The Keys of This Blood
- First edition
- Author: Malachi Martin
- Language: English
- Genre: Non-fiction
- Publisher: Simon & Schuster
- Publication date: 1990

= The Keys of This Blood =

Book by Malachi Martin

The Keys of This Blood is a 1990 non-fiction geopolitical book by former Catholic Jesuit priest Malachi Martin.

==Content==
Martin wrote this book as a geopolitical and georeligious analysis of the last decades of the 20th century. He identifies this period as the millennium end-game for a new world order, which has three main contenders. It will establish the first ever one-world government. Pope John Paul II, Mikhail Gorbachev, and international business leaders are in competition to establish this one world government and that this competition will intensify around the turn of the 21st century (around 2000). The book further claims to be an inside account of what the pope is doing to win this geopolitical struggle and how he played an instrumental role in the collapse of the Iron Curtain.

Martin identifies the three main players vying for world domination in the world today and thus lays the ground for his historical analysis: materialism with the East and West in their communism or socialism and capitalism or liberalism, which he places on one side together, and the Roman Catholic Church, the only truly geopolitical spiritual organization in existence today. One of the two sides must win, for they cannot coexist.
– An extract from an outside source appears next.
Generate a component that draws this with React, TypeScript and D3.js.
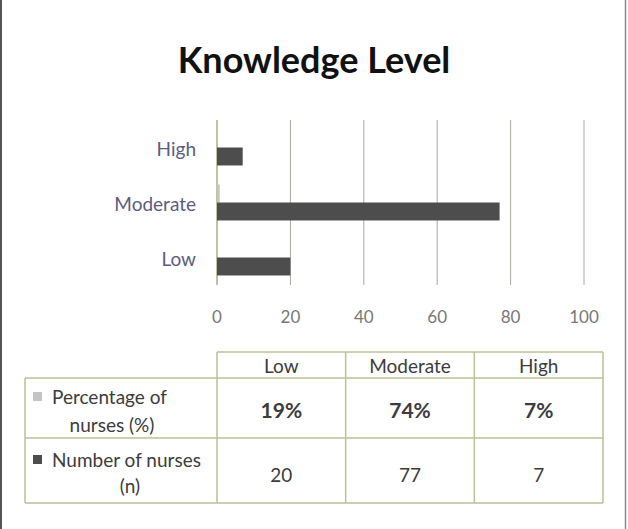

Martin introduces the concept of superforce in the book. Superforce is the unofficial name given by Martin for a more or less formal group of people within the hierarchy of the Catholic Church (82). Martin claimed that this superforce is a sort of ecclesiastical version of a hostile takeover team in the corporate world, and furthermore Martin said the superforce was made up of churchmen of such rank and power at key positions within the hierarchical Vatican that they exerted critical control over the church globally. The goal of this organisation consist in a fundamental shift in church teachings.

The book was translated into Spanish, Polish and German.